Murray knows he needs to shake off the blues by the time he plays his first singles match against the French because Britain are within touching distance of advancing to the last four for the first time since 1981.
And he takes heart from returning to one of his favourites venues, the grass-courts of Queen's Club where he has won the Wimbledon warm-up event four times.
"You have to look at that match (against Federer) and see what happened, analyse it a bit and look at the tournament as a whole and Queen's as well, and think about those things and see what I can do better in the future," Murray said.
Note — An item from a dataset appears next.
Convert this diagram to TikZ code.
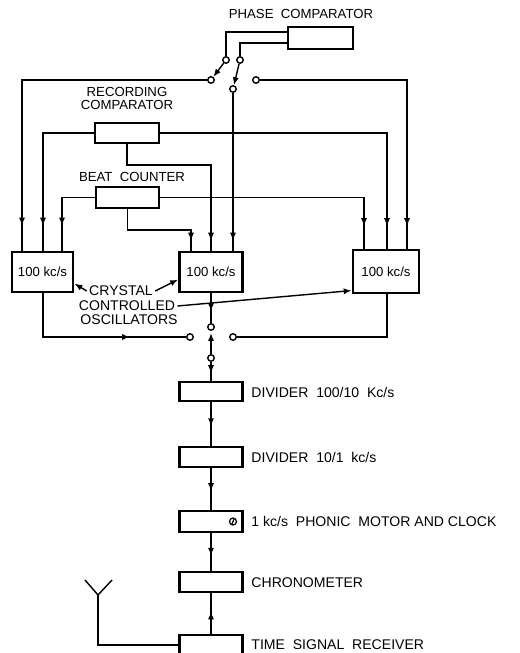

"But it doesn't take one day, there's a lot of preparation that goes into those events and you need to take the time when you are finished in them to analyse what's gone right and wrong, and things that you can do to improve in the future."
Murray admits it has been difficult to get those preparations completely right, but he is still confident of impressing against a France team including fellow Wimbledon semi-finalist Richard Gasquet, along with Jo-Wilfried Tsonga, Gilles Simon and Nicolas Mahut.
"I think over the last couple of years we've had some good performances," Murray said.
"This is our level now as a team and this weekend is going to be a tough ask against four top grass-court players.
"They're all really, really good players so it is going to be a tough challenge for us but one we have an opportunity to win if we play at our best level."
For the sixth consecutive year, France are through to the World Group quarter-finals.
They have won the Davis Cup nine times, while Britain's last victory came in 1936.
But Tsonga has been impressed by the strides made by Murray and company and is expecting a difficult time.
"They have improved a lot," Tsonga said. "I think Andy is a good guy to bring in all the other guys to a good level.
"Today they have a great team. He has got his brother (Jamie Murray), he has James Ward and a few other guys.
"They play good tennis, they play at home, so for sure they will be a good team."